In 2025, a handful of Republicans could slow down passage of a reconciliation bill if their demands aren’t met. Some Northeast Republicans, for example, are likely to demand an increase in the $10,000 cap on the income deduction for state and local taxes.
And before taking up that giant package of tax and spending cuts, the House and Senate will have to adopt a budget resolution that lays out the framework of their plans for the reconciliation bill. A budget resolution that telegraphs GOP plans to increase budget deficits by trillions of dollars could create a backlash, Hoagland cautions, citing the impact on interest rates.
“I think there's a little bit more concern about debt and deficit, maybe, than it was in 2017,” Hoagland said.
According to an analysis by the Tax Foundation, enacting Trump’s proposed tax cuts and extending the TCJA provisions would increase deficits by nearly $6 trillion over 10 years, even accounting for the revenue raised by a 20% across-the-board tariff.
Trump’s proposals, which include cutting the corporate tax rate from 21% to 15%, are “very expensive,” but some are likely to be addressed in the reconciliation package, said Mary Burke Baker, a tax policy specialist with K&L Gates.
“We expect a lot of intra-party tension about pay-fors and adding to the deficit. Republicans do not see eye to eye on that. Some think that extensions of current policy don’t need to be paid for, and others do. And we also have the tariff issue,” she said, referring to proposed tariff increases.

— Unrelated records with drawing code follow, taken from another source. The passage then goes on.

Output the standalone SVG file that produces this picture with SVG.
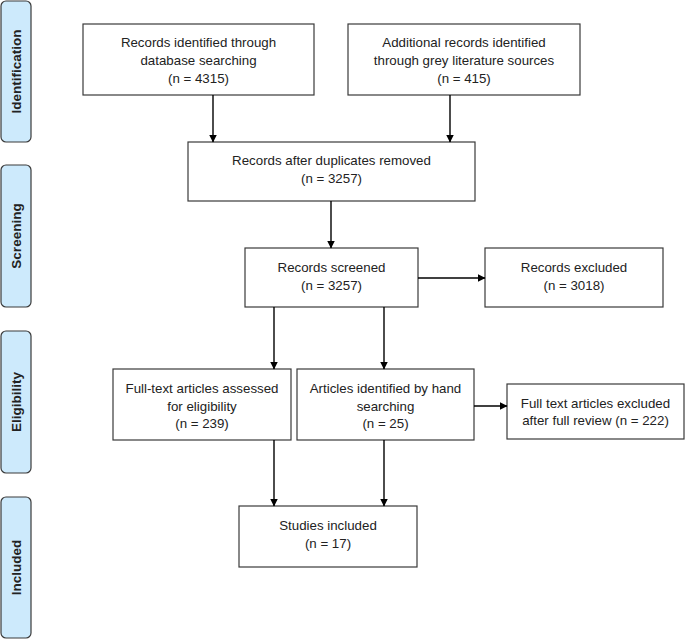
<svg xmlns="http://www.w3.org/2000/svg" width="685" height="639" viewBox="0 0 685 639">
<style>
.box{fill:#fff;stroke:#3a3a3a;stroke-width:1.2}
.lab{fill:#cdeafc;stroke:#3a3a3a;stroke-width:1.2}
.t{font-family:"Liberation Sans",Arial,sans-serif;font-size:13.3px;fill:#222;text-anchor:middle}
.lt{font-family:"Liberation Sans",Arial,sans-serif;font-size:13.5px;font-weight:bold;fill:#222;text-anchor:middle}
.c{stroke:#000;stroke-width:1.4;fill:none;marker-end:url(#ah)}
</style>
<defs>
<marker id="ah" markerWidth="8" markerHeight="8" refX="7.5" refY="4" orient="auto" markerUnits="userSpaceOnUse">
<path d="M0,0 L8,4 L0,8 Z" fill="#000"/>
</marker>
</defs>
<rect width="685" height="639" fill="#fff"/>
<g id="label-identification"><rect class="lab" x="1" y="1" width="30" height="141" rx="5"/><text class="lt" transform="translate(21,71.5) rotate(-90)">Identification</text></g>
<g id="label-screening"><rect class="lab" x="1" y="165" width="30" height="142" rx="5"/><text class="lt" transform="translate(21,236) rotate(-90)">Screening</text></g>
<g id="label-eligibility"><rect class="lab" x="1" y="331" width="30" height="142" rx="5"/><text class="lt" transform="translate(21,402) rotate(-90)">Eligibility</text></g>
<g id="label-included"><rect class="lab" x="1" y="497" width="30" height="141" rx="5"/><text class="lt" transform="translate(21,567.5) rotate(-90)">Included</text></g>

<g id="n1"><rect class="box" x="83" y="24" width="231" height="71"/><text class="t" x="198.5" y="47">Records identified through</text><text class="t" x="198.5" y="65">database searching</text><text class="t" x="198.5" y="83">(n = 4315)</text></g>
<g id="n2"><rect class="box" x="348" y="24" width="232" height="71"/><text class="t" x="464" y="47">Additional records identified</text><text class="t" x="464" y="65">through grey literature sources</text><text class="t" x="464" y="83">(n = 415)</text></g>
<g id="n3"><rect class="box" x="188" y="142" width="287" height="59"/><text class="t" x="331.5" y="165">Records after duplicates removed</text><text class="t" x="331.5" y="183">(n = 3257)</text></g>
<g id="n4"><rect class="box" x="245" y="248" width="173" height="59"/><text class="t" x="331.5" y="272">Records screened</text><text class="t" x="331.5" y="290">(n = 3257)</text></g>
<g id="n5"><rect class="box" x="485" y="248" width="178" height="59"/><text class="t" x="574" y="272">Records excluded</text><text class="t" x="574" y="290">(n = 3018)</text></g>
<g id="n6"><rect class="box" x="113" y="369" width="178" height="71"/><text class="t" x="202" y="393">Full-text articles assessed</text><text class="t" x="202" y="411">for eligibility</text><text class="t" x="202" y="428">(n = 239)</text></g>
<g id="n7"><rect class="box" x="297" y="369" width="177" height="71"/><text class="t" x="385.5" y="393">Articles identified by hand</text><text class="t" x="385.5" y="411">searching</text><text class="t" x="385.5" y="428">(n = 25)</text></g>
<g id="n8"><rect class="box" x="507" y="384" width="177" height="55"/><text class="t" x="595.5" y="408">Full text articles excluded</text><text class="t" x="595.5" y="425">after full review (n = 222)</text></g>
<g id="n9"><rect class="box" x="239" y="506" width="178" height="61"/><text class="t" x="328" y="530">Studies included</text><text class="t" x="328" y="548">(n = 17)</text></g>

<g id="connectors">
<line class="c" x1="213" y1="95" x2="213" y2="142"/>
<line class="c" x1="450" y1="95" x2="450" y2="142"/>
<line class="c" x1="331" y1="201" x2="331" y2="248"/>
<line class="c" x1="418" y1="278" x2="485" y2="278"/>
<line class="c" x1="274" y1="307" x2="274" y2="369"/>
<line class="c" x1="384" y1="307" x2="384" y2="369"/>
<line class="c" x1="474" y1="406" x2="507" y2="406"/>
<line class="c" x1="274" y1="440" x2="274" y2="506"/>
<line class="c" x1="384" y1="440" x2="384" y2="506"/>
</g>
</svg>
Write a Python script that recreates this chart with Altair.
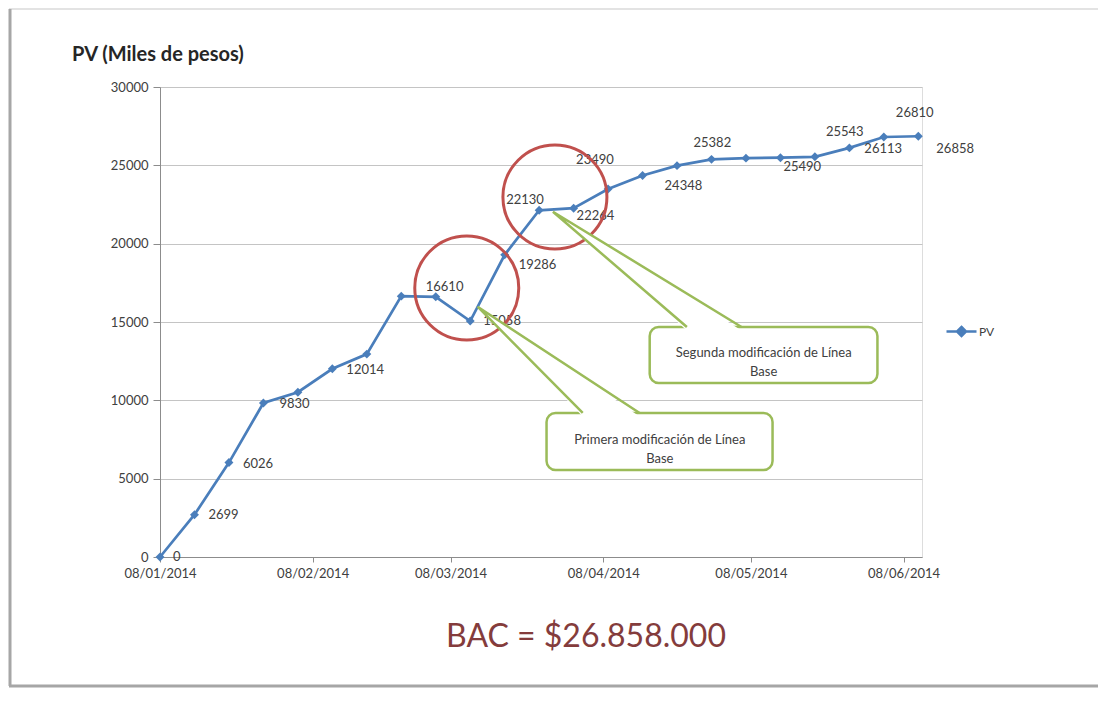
import altair as alt
import pandas as pd

# ---------------- data ----------------
start_date = "2014-01-08"
n_weeks = 23
pv_values = [0, 2699, 6026, 9830, 10520, 12014, 12950, 16650, 16610, 15058,
             19286, 22130, 22264, 23490, 24348, 24980, 25382, 25460, 25490,
             25543, 26113, 26810, 26858]
labeled_points = [0, 1, 2, 3, 5, 8, 9, 10, 11, 12, 13, 14, 16, 18, 19, 20, 21, 22]
y_ticks = [0, 5000, 10000, 15000, 20000, 25000, 30000]
x_tick_months = [1, 2, 3, 4, 5, 6]
series_name = "PV"
title_text = "PV (Miles de pesos)"
bac_text = "BAC = $26.858.000"
callout_texts = ["Primera modificación  de Línea\nBase",
                 "Segunda modificación de Línea\nBase"]

# annotation positions in data units (days after start, PV value)
circle_days = [62.3, 80.2]
circle_vals = [17170, 22979]
box_day_from = [78.5, 99.45]
box_day_to = [124.4, 145.7]
box_val_bottom = [5553, 11106]
box_val_top = [9192, 14681]
wedge_tip_day = [64.5, 79.8]
wedge_tip_val = [15977, 22040]
wedge_base_day1 = [85.85, 107.0]
wedge_base_day2 = [97.4, 118.1]
text_day = [101.5, 122.6]
text_val = [7500, 13021]

# ---------------- styles ----------------
BLUE = "#4a7ebb"
RED = "#c0504d"
GREEN = "#9bbb59"
TXT = "#404040"
FONT = "Lato"
# label offsets (dx, dy in px) for each labelled point
label_offsets = {0: (13, 0), 1: (14, 0), 2: (14, 1), 3: (16, 1), 5: (14, 1),
                 8: (-10, -10), 9: (13, 0), 10: (14, 10), 11: (-33, -10),
                 12: (3, 8), 13: (-32, -29), 14: (22, 10), 16: (-18, -16),
                 18: (3, 9), 19: (11, -25), 20: (15, 1), 21: (12, -24),
                 22: (18, 13)}

base = pd.Timestamp(start_date)


def d2s(days):
    return (base + pd.Timedelta(days=days)).strftime("%Y-%m-%dT%H:%M:%S")


dates = [d2s(7 * i) for i in range(n_weeks)]
df = pd.DataFrame({"fecha": dates, "pv": pv_values, "idx": list(range(n_weeks)),
                   "serie": [series_name] * n_weeks})
df["lbl"] = df["pv"].astype(str)

x_domain = [alt.DateTime(year=2014, month=1, date=8),
            alt.DateTime(year=2014, month=6, date=11, hours=18)]
x_scale = alt.Scale(domain=x_domain, nice=False)
y_scale = alt.Scale(domain=[0, 30000], nice=False)

x_axis = alt.Axis(values=[alt.DateTime(year=2014, month=m, date=8) for m in x_tick_months],
                  format="%d/%m/%Y", grid=False, title=None, tickSize=5,
                  labelPadding=5, labelFlush=False, labelFont=FONT,
                  labelFontSize=13, labelColor=TXT, domainColor="#8c8c8c",
                  tickColor="#8c8c8c")
y_axis = alt.Axis(values=y_ticks, format="d", grid=True, gridColor="#c4c4c4",
                  title=None, tickSize=7, labelPadding=5, labelFont=FONT,
                  labelFontSize=13, labelColor=TXT, domainColor="#8c8c8c",
                  tickColor="#8c8c8c")

X = alt.X("fecha:T", scale=x_scale, axis=x_axis)
Y = alt.Y("pv:Q", scale=y_scale, axis=y_axis)

legend_symbol = "M-1,0H1M0,-0.3L0.3,0L0,0.3L-0.3,0Z"

line = alt.Chart(df).mark_line(strokeWidth=2.7).encode(
    x=X, y=Y,
    color=alt.Color("serie:N", scale=alt.Scale(domain=[series_name], range=[BLUE]),
                    legend=alt.Legend(orient="none", legendX=785, legendY=228,
                                      title=None, symbolType=legend_symbol,
                                      symbolSize=900, symbolStrokeWidth=2.5,
                                      symbolFillColor=BLUE, symbolStrokeColor=BLUE,
                                      labelFont=FONT, labelFontSize=12,
                                      labelColor=TXT, labelOffset=1, padding=0)),
)
points = alt.Chart(df).mark_point(shape="diamond", filled=True, size=80,
                                  opacity=1, color=BLUE).encode(x=X, y=Y)

label_layers = []
for i in labeled_points:
    dx, dy = label_offsets[i]
    label_layers.append(
        alt.Chart(df).transform_filter(alt.datum.idx == i)
        .mark_text(align="left", baseline="middle", dx=dx, dy=dy, font=FONT,
                   fontSize=13, color=TXT)
        .encode(x=X, y=Y, text="lbl:N"))

# annotations
circ_df = pd.DataFrame({"fecha": [d2s(d) for d in circle_days], "pv": circle_vals})
circles = alt.Chart(circ_df).mark_point(shape="circle", size=104 * 104, filled=False,
                                        stroke=RED, strokeWidth=3, opacity=1).encode(x=X, y=Y)

box_df = pd.DataFrame({"fecha": [d2s(d) for d in box_day_from],
                       "fecha2": [d2s(d) for d in box_day_to],
                       "pv": box_val_bottom, "pv2": box_val_top})
boxes = alt.Chart(box_df).mark_rect(cornerRadius=9, fill="white", stroke=GREEN,
                                    strokeWidth=2.5).encode(
    x=X, x2="fecha2:T", y=Y, y2="pv2:Q")

# wedge polygons (filled white, no stroke), reaching slightly into the box
wf_rows = []
for k in range(2):
    wf_rows.append({"w": k, "o": 0, "fecha": d2s(wedge_base_day1[k]), "pv": box_val_top[k] - 220})
    wf_rows.append({"w": k, "o": 1, "fecha": d2s(wedge_tip_day[k]), "pv": wedge_tip_val[k]})
    wf_rows.append({"w": k, "o": 2, "fecha": d2s(wedge_base_day2[k]), "pv": box_val_top[k] - 220})
wf_df = pd.DataFrame(wf_rows)
wedge_fill = alt.Chart(wf_df).mark_line(fill="white", stroke="white", strokeWidth=0.5,
                                        strokeOpacity=0).encode(
    x=X, y=Y, order="o:O", detail="w:N")

we_rows = []
for k in range(2):
    we_rows.append({"w": k, "o": 0, "fecha": d2s(wedge_base_day1[k]), "pv": box_val_top[k]})
    we_rows.append({"w": k, "o": 1, "fecha": d2s(wedge_tip_day[k]), "pv": wedge_tip_val[k]})
    we_rows.append({"w": k, "o": 2, "fecha": d2s(wedge_base_day2[k]), "pv": box_val_top[k]})
we_df = pd.DataFrame(we_rows)
wedge_edges = alt.Chart(we_df).mark_line(color=GREEN, strokeWidth=2.5).encode(
    x=X, y=Y, order="o:O", detail="w:N")

txt_df = pd.DataFrame({"fecha": [d2s(d) for d in text_day], "pv": text_val,
                       "t": callout_texts})
box_text = alt.Chart(txt_df).mark_text(align="center", baseline="middle", font=FONT,
                                       fontSize=13, color=TXT, lineBreak="\n",
                                       lineHeight=19).encode(x=X, y=Y, text="t:N")

# frame, title, BAC
one = pd.DataFrame({"t": [title_text], "b": [bac_text]})
frame_left = alt.Chart(one).mark_rule(color="#a6a6a6", strokeWidth=3).encode(
    x=alt.value(-150), y=alt.value(-78), y2=alt.value(599))
frame_bottom = alt.Chart(one).mark_rule(color="#a6a6a6", strokeWidth=3).encode(
    x=alt.value(-151), x2=alt.value(938), y=alt.value(599))
frame_top = alt.Chart(one).mark_rule(color="#e3e3e3", strokeWidth=2).encode(
    x=alt.value(-151), x2=alt.value(938), y=alt.value(-78))
title = alt.Chart(one).mark_text(align="left", baseline="middle", font=FONT,
                                 fontSize=20, fontWeight="bold", color="#262626").encode(
    x=alt.value(-88), y=alt.value(-32), text="t:N")
bac = alt.Chart(one).mark_text(align="center", baseline="middle", font=FONT,
                               fontSize=32, color="#843c3c").encode(
    x=alt.value(426), y=alt.value(550), text="b:N")

chart = alt.layer(
    frame_top, frame_left, frame_bottom,
    line, points, *label_layers,
    circles, boxes, wedge_fill, wedge_edges, box_text,
    title, bac,
).properties(
    width=762, height=470,
    padding={"left": 152, "top": 79, "right": 176, "bottom": 131},
    autosize=alt.AutoSizeParams(type="none"),
).configure_view(stroke="transparent").configure(background="white")

chart.save("out.html", embed_options={"renderer": "svg", "actions": False})
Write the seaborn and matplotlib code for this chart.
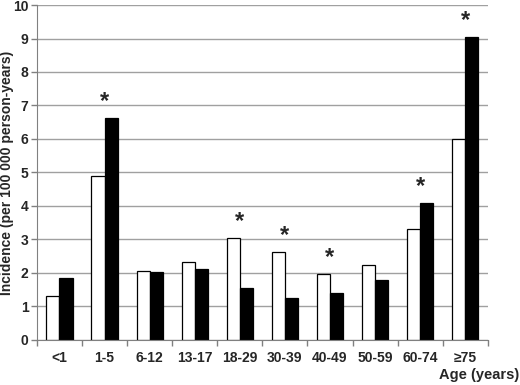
import pandas as pd
import matplotlib.pyplot as plt
import seaborn as sns

# Age groups and incidence per 100 000 person-years
age_groups = ['<1', '1-5', '6-12', '13-17', '18-29', '30-39', '40-49', '50-59', '60-74', '≥75']
white_vals = [1.3, 4.9, 2.07, 2.33, 3.03, 2.63, 1.97, 2.24, 3.3, 6.0]
black_vals = [1.85, 6.62, 2.03, 2.12, 1.56, 1.24, 1.4, 1.8, 4.1, 9.03]
significant = [False, True, False, False, True, True, True, False, True, True]

df = pd.DataFrame({
    'Age': age_groups * 2,
    'Incidence': white_vals + black_vals,
    'Group': ['A'] * len(age_groups) + ['B'] * len(age_groups),
})

sns.set_style('white')
plt.rcParams['font.family'] = ['Liberation Sans', 'DejaVu Sans']

fig = plt.figure(figsize=(5.2, 3.85), dpi=100)
ax = fig.add_axes([0.071, 0.117, 0.867, 0.870])

sns.barplot(data=df, x='Age', y='Incidence', hue='Group', palette=['white', 'black'],
            edgecolor='black', linewidth=0.9, width=0.58, gap=0, legend=False, ax=ax)

# Asterisks over significant groups
for i, (w, b, s) in enumerate(zip(white_vals, black_vals, significant)):
    if s:
        ax.text(i, max(w, b) + 0.15, '*', ha='center', va='bottom',
                fontsize=17, fontweight='bold')

ax.set_ylim(0, 10)
ax.set_xlim(-0.5, len(age_groups) - 0.5)
ax.set_yticks(range(0, 11))
ax.yaxis.grid(True, color='#a0a0a0', linewidth=1.0)
ax.set_axisbelow(True)

ax.set_xticks(range(len(age_groups)))
ax.set_xticklabels(age_groups, fontsize=10, fontweight='bold')
ax.set_xticks([i - 0.5 for i in range(len(age_groups) + 1)], minor=True)
ax.tick_params(axis='x', which='major', length=0, pad=8)
ax.tick_params(axis='x', which='minor', length=4, color='#808080', width=1, direction='out', bottom=True)
ax.tick_params(axis='y', length=4, color='#808080', width=1, direction='out', left=True,
               labelsize=10, pad=2)
for lab in ax.get_yticklabels():
    lab.set_fontweight('bold')

for side in ['top', 'right']:
    ax.spines[side].set_visible(False)
ax.spines['left'].set_color('#808080')
ax.spines['bottom'].set_color('#808080')

ax.set_xlabel('')
ax.set_ylabel('Incidence (per 100 000 person-years)', fontsize=10, fontweight='bold')
ax.yaxis.set_label_coords(-0.05, 0.5)
fig.text(0.998, 0.008, 'Age (years)', ha='right', va='bottom', fontsize=10.5, fontweight='bold')

fig.savefig('out.png', dpi=100)
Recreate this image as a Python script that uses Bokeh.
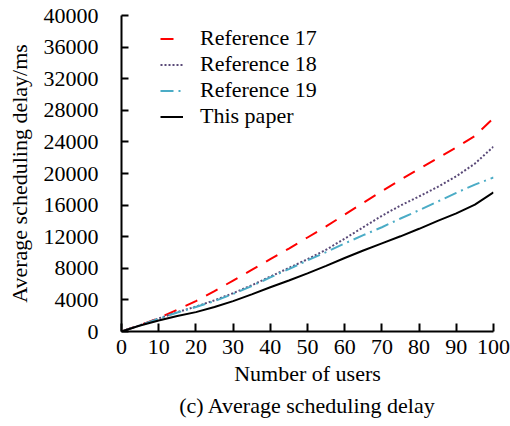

Including tariff increases in reconciliation would allow the revenue to offset the cost of tax cuts. But if Trump imposes the tariff increases unilaterally, the Congressional Budget Office wouldn’t include the expected revenue in estimating the cost of the reconciliation bill, Burke said.
However, Congress theoretically could override the CBO score and include the revenue from Trump-imposed tariffs, Hoagland said. The Tax Foundation estimates a 20% across-the-board tariff would raise $3.8 trillion over 10 years.
Ron Baumgarten, an international trade policy specialist with BakerHostetler who served as deputy assistant U.S. trade representative during the first Trump administration, said Trump already has fairly broad authority to unilaterally impose tariffs under the International Emergency Economic Powers Act.
“The sky seems to be the limit on that. It could be challenged in court, but courts don't like to step in on national security and foreign policy issues,” Baumgarten said.
Conner expresses confidence Republicans ultimately will agree that the costs of extending TCJA policies don’t need to be offset, which is the position of the incoming Senate Finance Committee chairman, Mike Crapo of Idaho.
“I think fundamentally, the tax bill is going to happen because … Republicans in Congress will make the case that this has been the law of the land for seven years, and we're going to continue along these lines,” Conner said.
Wyoming Sen. John Barrasso, a member of the Senate GOP leadership and the Finance Committee, which writes tax and trade legislation, says discussions between Trump’s team and Republicans on Capitol Hill have been going on since the summer on what to include in a package of tax and spending cuts.
“We’ve been working with [South Carolina Republican] Lindsey Graham – he'll be chairman of the Budget Committee in the Senate – to make sure we can accomplish as much as we possibly can to give the tax relief that the American people deserve [and] need,” Barrasso said on NBC’s Meet the Press on Sunday.